FDA OKs Low-Dose Colchicine for Broad CV Indication

The US Food and Drug Administration has approved the anti-inflammatory drug colchicine 0.5 mg tablets (Lodoco) as the first specific anti-inflammatory drug demonstrated to reduce the risk for myocardial infarction (MI), stroke, coronary revascularization, and cardiovascular death in adult patients with established atherosclerotic disease or with multiple risk factors for cardiovascular disease.

The drug, which targets residual inflammation as an underlying cause of atherosclerotic cardiovascular disease, has a dosage of 0.5 mg once daily, and can be used alone or in combination with cholesterol-lowering medications. 

The drug’s manufacturer, Agepha Pharma, says it anticipates that Lodoco will be available for prescription in the second half of 2023.

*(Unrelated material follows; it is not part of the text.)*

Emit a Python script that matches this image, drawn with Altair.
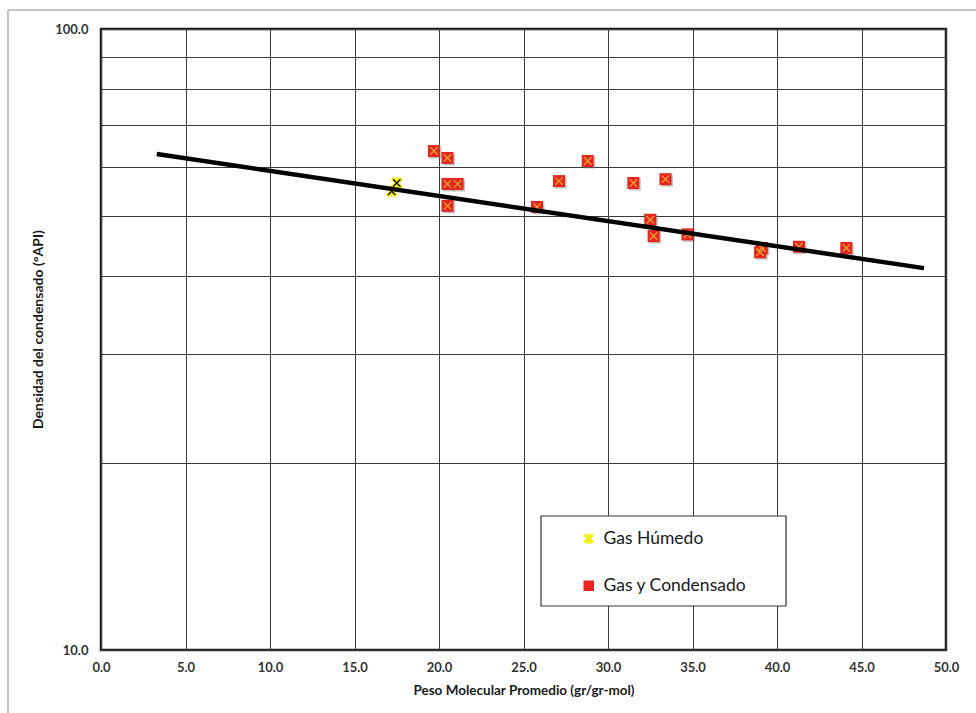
import altair as alt
import pandas as pd

# ---- data ----
series_names = ["Gas Húmedo", "Gas y Condensado"]

humedo_x = [17.2, 17.5]
humedo_y = [54.8, 56.5]

cond_x = [19.7, 20.5, 20.5, 21.1, 20.5, 25.8, 27.1, 28.8, 31.5, 33.4,
          32.5, 32.7, 34.7, 39.0, 39.1, 41.3, 44.1]
cond_y = [63.6, 62.0, 56.3, 56.3, 51.9, 51.7, 56.9, 61.3, 56.5, 57.3,
          49.3, 46.4, 46.7, 43.7, 44.4, 44.6, 44.4]

trend_x = [3.3, 48.7]
trend_y = [62.9, 41.2]

x_ticks = [0, 5, 10, 15, 20, 25, 30, 35, 40, 45, 50]
y_ticks = [10, 20, 30, 40, 50, 60, 70, 80, 90, 100]

x_title = "Peso Molecular Promedio (gr/gr-mol)"
y_title = "Densidad del condensado (°API)"

# ---- tables ----
pts = pd.DataFrame({
    "x": humedo_x + cond_x,
    "y": humedo_y + cond_y,
    "serie": [series_names[0]] * len(humedo_x) + [series_names[1]] * len(cond_x),
})
trend = pd.DataFrame({"x": trend_x, "y": trend_y})

W, H = 845, 621
FONT = "Lato"

SQUARE = "M-1,-1L1,-1L1,1L-1,1Z"
XBLOB = ("M-1,-0.55L-0.55,-1L0,-0.45L0.55,-1L1,-0.55L0.45,0L1,0.55L0.55,1"
         "L0,0.45L-0.55,1L-1,0.55L-0.45,0Z M-0.18,-1L0.18,-1L0.18,1L-0.18,1Z")
THINX = "M-0.62,-0.62L0.62,0.62M0.62,-0.62L-0.62,0.62"

xscale = alt.Scale(domain=[0, 50], nice=False, zero=False)
yscale = alt.Scale(type="log", domain=[10, 100], nice=False)

xaxis = alt.Axis(
    values=x_ticks, format=".1f", ticks=False, domain=False,
    grid=True, gridColor="#3a3a3a", gridWidth=1, gridOpacity=1,
    labelFont=FONT, labelFontSize=13, labelFontWeight="bold", labelColor="#333333",
    labelPadding=11, labelFlush=False,
    title=x_title, titleFont=FONT, titleFontSize=13.5, titleFontWeight="bold",
    titleColor="#1a1a1a", titleX=W / 2, titleY=40, titleBaseline="middle",
    titleAlign="center",
)
yaxis = alt.Axis(
    values=y_ticks,
    labelExpr="datum.value == 10 || datum.value == 100 ? format(datum.value, '.1f') : ''",
    ticks=False, domain=False,
    grid=True, gridColor="#3a3a3a", gridWidth=1, gridOpacity=1,
    labelFont=FONT, labelFontSize=13, labelFontWeight="bold", labelColor="#333333",
    labelPadding=13, labelFlush=False,
    title=y_title, titleFont=FONT, titleFontSize=14, titleFontWeight="bold",
    titleColor="#1a1a1a", titleX=-63, titleY=300, titleAngle=-90,
    titleBaseline="middle", titleAlign="center",
)

legend_opts = dict(
    title=None, orient="none", legendX=479, legendY=501,
    labelFont=FONT, labelFontSize=17.5, labelColor="#1a1a1a",
    labelOffset=6, symbolSize=110, rowPadding=28, padding=0,
    symbolStrokeWidth=0, labelLimit=300,
)

base = alt.Chart(pts)

# decorative outer frame (top and left edges visible in the reference)
frame_left = alt.Chart(alt.Data(values=[{}])).mark_rule(
    color="#c4c4c4", strokeWidth=2
).encode(x=alt.value(-93), y=alt.value(-19), y2=alt.value(H + 63))
frame_top = alt.Chart(alt.Data(values=[{}])).mark_rule(
    color="#c4c4c4", strokeWidth=2
).encode(x=alt.value(-93), x2=alt.value(W + 30), y=alt.value(-19))

# legend frame
legend_box = alt.Chart(alt.Data(values=[{}])).mark_rect(
    fill="white", stroke="#333333", strokeWidth=1.2
).encode(x=alt.value(440), x2=alt.value(685), y=alt.value(487), y2=alt.value(577))

shadow = base.transform_filter(
    alt.datum.serie == series_names[1]
).mark_point(filled=True, shape=SQUARE, size=144, color="#7a7a7a", opacity=0.45).encode(
    x=alt.X("x:Q", scale=xscale, axis=xaxis),
    y=alt.Y("y:Q", scale=yscale, axis=yaxis),
    xOffset=alt.value(1.5),
    yOffset=alt.value(1.5),
)

markers = base.mark_point(filled=True, opacity=1, strokeWidth=0).encode(
    x=alt.X("x:Q", scale=xscale, axis=xaxis),
    y=alt.Y("y:Q", scale=yscale, axis=yaxis),
    fill=alt.Fill("serie:N", scale=alt.Scale(domain=series_names, range=["#f2ee12", "#e5261f"]),
                  legend=alt.Legend(**legend_opts)),
    shape=alt.Shape("serie:N", scale=alt.Scale(domain=series_names, range=[XBLOB, SQUARE]),
                    legend=alt.Legend(**legend_opts)),
    size=alt.value(144),
)

crosses = base.mark_point(filled=False, shape=THINX, opacity=1, strokeWidth=1.3).encode(
    x=alt.X("x:Q", scale=xscale, axis=xaxis),
    y=alt.Y("y:Q", scale=yscale, axis=yaxis),
    stroke=alt.Stroke("serie:N", scale=alt.Scale(domain=series_names, range=["#111111", "#f3a22a"]),
                      legend=None),
    size=alt.value(144),
)

line = alt.Chart(trend).mark_line(color="black", strokeWidth=4.5, strokeCap="butt").encode(
    x=alt.X("x:Q", scale=xscale, axis=xaxis),
    y=alt.Y("y:Q", scale=yscale, axis=yaxis),
)

chart = alt.layer(
    frame_left, frame_top, legend_box, shadow, markers, crosses, line
).resolve_scale(stroke="independent").properties(
    width=W, height=H,
    autosize=alt.AutoSizeParams(type="none"),
    padding={"left": 101, "top": 29, "right": 30, "bottom": 63},
    background="white",
).configure_view(
    stroke="#1f1f1f", strokeWidth=2.5, fill="white"
)

chart.save("out.html", embed_options={"renderer": "svg", "actions": False})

Colchicine has been available for many years and used at higher doses for the acute treatment of gout and pericarditis, but the current formulation is a much lower dose for long-term use in patients with atherosclerotic heart disease.

Data supporting the approval has come from two major randomized trials, LoDoCo-2 and COLCOT.

In the LoDoCo-2 trial, the anti-inflammatory drug cut the risk of cardiovascular events by one third when added to standard prevention therapies in patients with chronic coronary disease. And in the COLCOT study, use of colchicine reduced cardiovascular events by 23% compared with placebo in patients with a recent MI. 

Paul Ridker, MD, director of the Center for Cardiovascular Disease Prevention at Brigham and Women’s Hospital in Boston, who has been a pioneer in establishing inflammation as an underlying cause of atherosclerotic cardiovascular disease welcomed the Lodoco approval.

“A V ery Big Day for Cardiology”

“This is a very big day for cardiology,” Ridker told theheart.org | Medscape Cardiology.

“The FDA approval of colchicine for patients with atherosclerotic disease is a huge signal that physicians need to be aware of inflammation as a key player in cardiovascular disease,” he said.

Ridker was the lead author of a recent study showing that among patients receiving contemporary statins, inflammation assessed by high-sensitivity C-reactive protein (hsCRP) was a stronger predictor for risk of future cardiovascular events and death than LDL-cholesterol.

He pointed out that the indication for Lodoco was very broad, simply stating that it can be used in in adult patients with established atherosclerotic disease or with multiple risk factors for cardiovascular disease.

“That is virtually identical to the indication approved for statin therapy. That shows just how important the FDA thinks this is,” he commented.

But Ridker pointed out that, while the label does not specify that Lodoco has to be used in addition to statin therapy, he believes that it will be used as additional therapy to statins in the vast majority of patients.

“This is not an alternative to statin therapy. In the randomized trials, the benefits were seen on top of statins,” he stressed.

Ridker believes that physicians will need time to feel comfortable with this new approach. 

“Initially, I think, it will be used mainly by cardiologists who know about inflammation, but I believe over time it will be widely prescribed by internists, in much the same way as statins are used today,” he commented.

Ridker says he already uses low dose colchicine in his high-risk patients who have high levels of inflammation as seen on hsCRP testing. He believes this is where the drug will mostly be used initially, as this is where it is likely to be most effective.

The prescribing information states that Lodoco is contraindicated in patients who are taking strong CYP3A4 inhibitors or P-gp inhibitors, such as ketoconazole, fluconazole and clarithromycin; and in patients with preexisting blood dyscrasias, renal failure, and severe hepatic impairment.

Common side effects reported in published clinical studies and literature with the use of colchicine are gastrointestinal symptoms (diarrhea, vomiting, abdominal cramping) and myalgia.

More serious adverse effects are listed as blood dyscrasias such as myelosuppression, leukopenia, granulocytopenia, thrombocytopenia, pancytopenia, and aplastic anemia; and neuromuscular toxicity in the form of myotoxicity including rhabdomyolysis, which may occur, especially in combination with other drugs known to cause this effect. If these adverse effects occur, it is recommended that the drug be stopped.

The prescribing information also notes that Lodoco may rarely and transiently impair fertility in males; and that patients with renal or hepatic impairment should be monitored closely for adverse effects of colchicine.